My GRANDdad’s TEETH come OUT at NIGHT.
I HOPE you WON’T work HARD toDAY.
With HOMEwork DONE it’s TIME for BED.
My BROTHer’s ALways LATE for SCHOOL.
I THINK you KNOW the REASon WHY.
My DOG barks WHEN the POSTman COMES.
The LEAVES are FALLing FROM the TREES.
When CHRISTmas COMES I’ll GET a BIKE.
It's EASy PEASy AS you SEE!
With THINGS to DO, I MUST get ON.
EnJOY your DAY and PRACtise HARD.
Iambs from other writers:
How DOTH the LITTle CROCoDILE
ImPROVE his SHINy TAIL . . .
An EMERald IS as GREEN as GRASS;
A RUBy RED as BLOOD.
I WANdered LONEly AS a CLOUD
That FLOATS on HIGH o’er DALES and HILLS
Then after reading and writing about iambic feet for a little while, I’m sure that you, in the same way as I, will sit down and write a poem - - yes, even if it is very funny - - but your poem will be perfectly iambic in every way.
eg: I WANdered LONEly AS a CLOUD
I TRIED to EAT iAMbic FEET
And USED a KNIFE and FORK
Then look in Rhymezone and see what rhymes with FORK and could be included in a verse about eating.
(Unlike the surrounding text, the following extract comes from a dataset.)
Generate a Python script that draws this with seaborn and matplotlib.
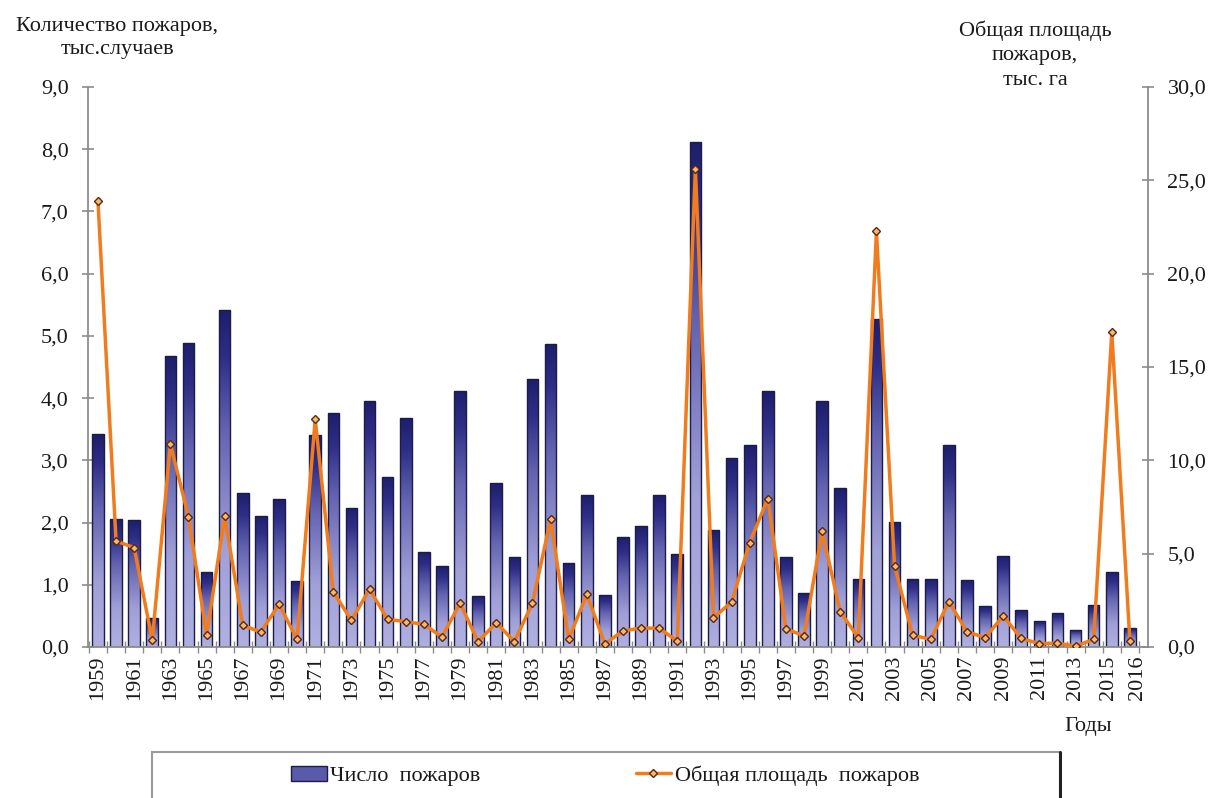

You’ll see the word PORK. So, try your next two lines, eg:
I CHEWED and CHEWED and SPAT them OUT
And MUCH preFERRED some PORK.
Then, on the same subject, why not try anapaests next?
An ANaPAEST is TASTy THOUGH.
They’re RATHer NICE on TOAST –
But PUTTing THEM inSIDE a POEM
Is WHAT I LIKE the MOST.
Come on, let’s try another subject now. You’re really getting into this and it’s lots of fun. That was written with7 iambs over two lines and it’s called heptameter. When you write four iambs in a line, and you rhyme each of the two lines, this is called tetrameter.
Both are great ways of writing:
InSIDE the LIbrary YOU will FIND
Good BOOKS of MANy DIFFerent KINDS.
They SIT on SHELVES and LOOK beLOW
At CHILdren AS they COME and GO.
“Now HERE’S one,” SAID the CRICKet BOOK.
“I KNOW he’s SPORTing FOR just LOOK -
He WEARS a CRICKet CAP for SURE
And WHAT’S beSIDE him ON the FLOOR?
Well, you can finish this. I am quite sure that the boy has brought a cricket bat into the library and just laid it down on the floor as he has looked for his book.
So, have you got the idea now how a good poem is done and how the poet doesn’t just pick up a pen and write a sentence spiralling down the page, but, like a musician, actually learns a bit about the skill of writing first and takes time and puts in effort into his or her poem. You can easily spot those who don’t do this. Oh, it isn’t the good poets of the past. No, no, no. They did learn their skills and also kept up their practice every single day, of that I am sure, and we can learn from them. By understanding how THEY wrote, we can appreciate their skill and, as all humans do, we can copy their skill (not their words) and emulate it ourselves can’t we?